Robert Metcalfe predicted it would collapse catastrophically in 1996. George Gilder said it wouldn't. Gilder was right and he had the right major reason: People keep adding to the Internet resources, especially now that it's commercial. It's simply a good thing over six million dollars were poured into the Internet every day on the average in 1996. No one now doubts there is a market here, and no one can then doubt that enough investment will be poured in to make the Internet work.

But will the old IP technology support the load even with commercial shoring? Can it survive Web-TV and networked appliances?

Someone told me recently that the Internet slows down after 5pm each day. Gee, is that PST or GMT? I told him the problem is almost certainly the capacity of his local ISP. And if they didn't fix it, he should switch. That's the beauty of moving the Internet to the private marketplace. Each ISP competes by providing better service for the dollar, and this means adding resources to the Internet. If nothing else, the AOL debacle last August - where 6.2 million subscribers lost access to the Internet for 19 hours - points up that performance problems for most people are caused less by the Net global infrastructure than by their local provider.

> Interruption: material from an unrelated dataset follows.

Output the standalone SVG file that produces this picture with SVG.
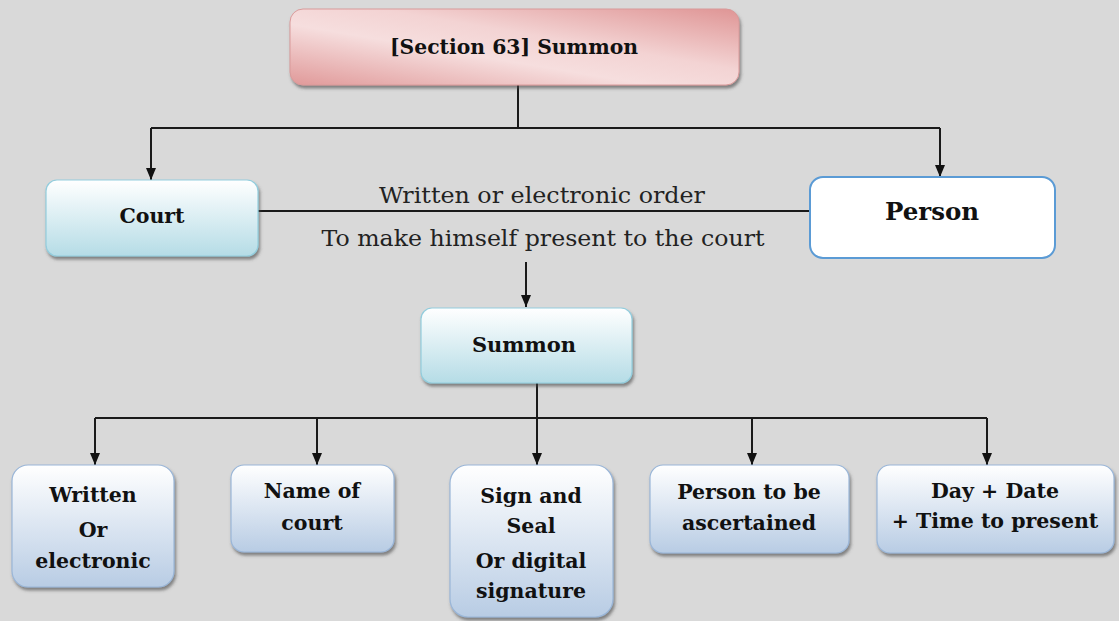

Re-enforcing the investment by industrial users and the ISPs is the growth of the telecom's investment in new high-volume lines and the development of new NAPs, better router switching technology, and faster protocols (for example, HTTP 1.1). The Internet is not going down; it's stretching its backbones, growing up.


GROWING UP ISN'T EASY

The Internet may certainly look different as an adult than it does as this gangly teenager. For example, independent ISPs may be a temporary phenomenon now that telecoms are changing their business model from selling data pipelines to offering Internet access. Broadcasting over "push" channels may catch on. (It's certainly appealing to those who want to cash in on a new TV-like industry.) Intranets and extranets and Internet 2 are leading the way to private nets. ATM is becoming increasingly used.

Flat rates are under attack by the US telecoms at the same time the world markets have opened up for competition. The domain namespace is exploding. The biggest new Internet markets may be in Europe and Japan rather than the US. Some form of e-cash is around the corner, and Metcalfe is pushing e-mail postage.

These are the kind of changes that make the Internet newly fascinating. Who knows how it will turn out?

We're facing an emerging Internet wrapped into our toasters and morphed into a jungle of connections and economic policies that will make your current long-distance phone choices look simple. It's not your dad's Internet anymore. The amazing news is that the basic technology designed to survive WWIII seems to be surviving the WWW.

The Internet is dead. Long live the Internet.